Return each line of the data below exactly, omitting any pictures.
══════
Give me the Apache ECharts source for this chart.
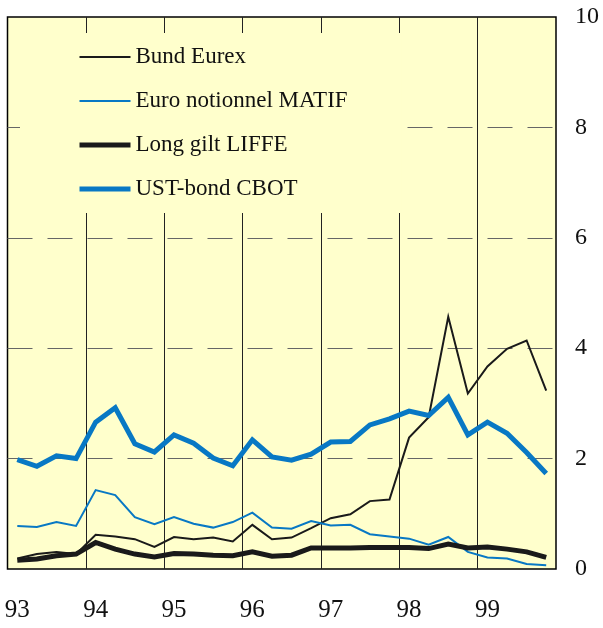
<!DOCTYPE html>
<html>
<head>
<meta charset="utf-8">
<script src="https://cdn.jsdelivr.net/npm/echarts@6/dist/echarts.min.js"></script>
<style>
  html, body { margin: 0; padding: 0; background: #fff; }
  #chart { width: 603px; height: 628px; }
</style>
</head>
<body>
<div id="chart"></div>
<script>
// quarterly data, 93Q1 .. 99Q4
const years = ['93', '94', '95', '96', '97', '98', '99'];
const quarters = [];
years.forEach(y => { for (let q = 1; q <= 4; q++) quarters.push(y + 'Q' + q); });

const bundEurex = [0.19, 0.27, 0.31, 0.27, 0.62, 0.59, 0.54, 0.40, 0.58, 0.54, 0.57, 0.50, 0.80, 0.54,
                   0.57, 0.74, 0.92, 0.99, 1.23, 1.26, 2.38, 2.75, 4.57, 3.18, 3.67, 3.99, 4.14, 3.23];
const euroMatif = [0.78, 0.76, 0.85, 0.78, 1.43, 1.34, 0.94, 0.81, 0.94, 0.82, 0.75, 0.85, 1.02, 0.75,
                   0.73, 0.87, 0.79, 0.80, 0.63, 0.59, 0.55, 0.44, 0.58, 0.31, 0.21, 0.19, 0.09, 0.07];
const longGilt = [0.16, 0.18, 0.24, 0.27, 0.48, 0.36, 0.27, 0.22, 0.28, 0.27, 0.25, 0.24, 0.31, 0.23,
                  0.25, 0.38, 0.38, 0.38, 0.39, 0.39, 0.39, 0.37, 0.45, 0.38, 0.40, 0.36, 0.31, 0.21];
const ustBond = [1.98, 1.86, 2.05, 2.00, 2.66, 2.92, 2.27, 2.12, 2.43, 2.28, 2.01, 1.87, 2.34, 2.03,
                 1.97, 2.08, 2.30, 2.31, 2.61, 2.72, 2.86, 2.78, 3.11, 2.43, 2.66, 2.46, 2.11, 1.73];

const serif = "'Liberation Serif', 'Times New Roman', serif";
const bg = '#FFFFCC';
const black = '#1a1a1a';
const blue = '#0878C4';

const seriesDefs = [
  { name: 'Bund Eurex', data: bundEurex, color: black, width: 2 },
  { name: 'Euro notionnel MATIF', data: euroMatif, color: blue, width: 2 },
  { name: 'Long gilt LIFFE', data: longGilt, color: black, width: 5 },
  { name: 'UST-bond CBOT', data: ustBond, color: blue, width: 5 }
];

const chart = echarts.init(document.getElementById('chart'));
chart.setOption({
  animation: false,
  backgroundColor: '#fff',
  grid: {
    left: 7.5, right: 47, top: 17, bottom: 59,
    show: true,
    backgroundColor: bg,
    borderColor: '#000',
    borderWidth: 1.5
  },
  legend: {
    orient: 'vertical',
    left: 20,
    top: 33,
    padding: [12, 54, 12, 57],
    backgroundColor: bg,
    itemWidth: 51,
    itemHeight: 24,
    itemGap: 20,
    textStyle: { fontFamily: serif, fontSize: 23, lineHeight: 24, color: '#111' },
    data: seriesDefs.map(s => ({
      name: s.name,
      // hide the marker, keep only the line
      itemStyle: { opacity: 0, borderWidth: 0 },
      lineStyle: { width: s.width, color: s.color }
    }))
  },
  xAxis: {
    type: 'category',
    data: quarters,
    boundaryGap: true,
    axisLine: { show: false },
    axisTick: { show: false, interval: 3 },
    axisLabel: {
      interval: 3,
      margin: 29,
      fontFamily: serif,
      fontSize: 25,
      color: '#111',
      formatter: v => v.slice(0, 2)
    },
    splitLine: {
      show: true,
      interval: 3,
      showMinLine: false,
      showMaxLine: false,
      lineStyle: { color: '#222', width: 1 }
    }
  },
  yAxis: {
    type: 'value',
    position: 'right',
    min: 0,
    max: 10,
    interval: 2,
    axisLine: { show: false },
    axisTick: { show: false },
    axisLabel: { margin: 19, fontFamily: serif, fontSize: 24, color: '#111' },
    splitLine: {
      show: true,
      showMinLine: false,
      showMaxLine: false,
      lineStyle: { color: '#666', width: 1.2, type: [25, 15] }
    }
  },
  series: seriesDefs.map(s => ({
    name: s.name,
    type: 'line',
    data: s.data,
    symbol: 'none',
    lineStyle: { color: s.color, width: s.width, join: 'miter' },
    itemStyle: { color: s.color }
  }))
});
</script>
</body>
</html>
══════
■ **Task solution**:
Give me the Apache ECharts source for this chart.
<!DOCTYPE html>
<html>
<head>
<meta charset="utf-8">
<script src="https://cdn.jsdelivr.net/npm/echarts@6/dist/echarts.min.js"></script>
<style>
  html, body { margin: 0; padding: 0; background: #fff; }
  #chart { width: 603px; height: 628px; }
</style>
</head>
<body>
<div id="chart"></div>
<script>
// quarterly data, 93Q1 .. 99Q4
const years = ['93', '94', '95', '96', '97', '98', '99'];
const quarters = [];
years.forEach(y => { for (let q = 1; q <= 4; q++) quarters.push(y + 'Q' + q); });

const bundEurex = [0.19, 0.27, 0.31, 0.27, 0.62, 0.59, 0.54, 0.40, 0.58, 0.54, 0.57, 0.50, 0.80, 0.54,
                   0.57, 0.74, 0.92, 0.99, 1.23, 1.26, 2.38, 2.75, 4.57, 3.18, 3.67, 3.99, 4.14, 3.23];
const euroMatif = [0.78, 0.76, 0.85, 0.78, 1.43, 1.34, 0.94, 0.81, 0.94, 0.82, 0.75, 0.85, 1.02, 0.75,
                   0.73, 0.87, 0.79, 0.80, 0.63, 0.59, 0.55, 0.44, 0.58, 0.31, 0.21, 0.19, 0.09, 0.07];
const longGilt = [0.16, 0.18, 0.24, 0.27, 0.48, 0.36, 0.27, 0.22, 0.28, 0.27, 0.25, 0.24, 0.31, 0.23,
                  0.25, 0.38, 0.38, 0.38, 0.39, 0.39, 0.39, 0.37, 0.45, 0.38, 0.40, 0.36, 0.31, 0.21];
const ustBond = [1.98, 1.86, 2.05, 2.00, 2.66, 2.92, 2.27, 2.12, 2.43, 2.28, 2.01, 1.87, 2.34, 2.03,
                 1.97, 2.08, 2.30, 2.31, 2.61, 2.72, 2.86, 2.78, 3.11, 2.43, 2.66, 2.46, 2.11, 1.73];

const serif = "'Liberation Serif', 'Times New Roman', serif";
const bg = '#FFFFCC';
const black = '#1a1a1a';
const blue = '#0878C4';

const seriesDefs = [
  { name: 'Bund Eurex', data: bundEurex, color: black, width: 2 },
  { name: 'Euro notionnel MATIF', data: euroMatif, color: blue, width: 2 },
  { name: 'Long gilt LIFFE', data: longGilt, color: black, width: 5 },
  { name: 'UST-bond CBOT', data: ustBond, color: blue, width: 5 }
];

const chart = echarts.init(document.getElementById('chart'));
chart.setOption({
  animation: false,
  backgroundColor: '#fff',
  grid: {
    left: 7.5, right: 47, top: 17, bottom: 59,
    show: true,
    backgroundColor: bg,
    borderColor: '#000',
    borderWidth: 1.5
  },
  legend: {
    orient: 'vertical',
    left: 20,
    top: 33,
    padding: [12, 54, 12, 57],
    backgroundColor: bg,
    itemWidth: 51,
    itemHeight: 24,
    itemGap: 20,
    textStyle: { fontFamily: serif, fontSize: 23, lineHeight: 24, color: '#111' },
    data: seriesDefs.map(s => ({
      name: s.name,
      // hide the marker, keep only the line
      itemStyle: { opacity: 0, borderWidth: 0 },
      lineStyle: { width: s.width, color: s.color }
    }))
  },
  xAxis: {
    type: 'category',
    data: quarters,
    boundaryGap: true,
    axisLine: { show: false },
    axisTick: { show: false, interval: 3 },
    axisLabel: {
      interval: 3,
      margin: 29,
      fontFamily: serif,
      fontSize: 25,
      color: '#111',
      formatter: v => v.slice(0, 2)
    },
    splitLine: {
      show: true,
      interval: 3,
      showMinLine: false,
      showMaxLine: false,
      lineStyle: { color: '#222', width: 1 }
    }
  },
  yAxis: {
    type: 'value',
    position: 'right',
    min: 0,
    max: 10,
    interval: 2,
    axisLine: { show: false },
    axisTick: { show: false },
    axisLabel: { margin: 19, fontFamily: serif, fontSize: 24, color: '#111' },
    splitLine: {
      show: true,
      showMinLine: false,
      showMaxLine: false,
      lineStyle: { color: '#666', width: 1.2, type: [25, 15] }
    }
  },
  series: seriesDefs.map(s => ({
    name: s.name,
    type: 'line',
    data: s.data,
    symbol: 'none',
    lineStyle: { color: s.color, width: s.width, join: 'miter' },
    itemStyle: { color: s.color }
  }))
});
</script>
</body>
</html>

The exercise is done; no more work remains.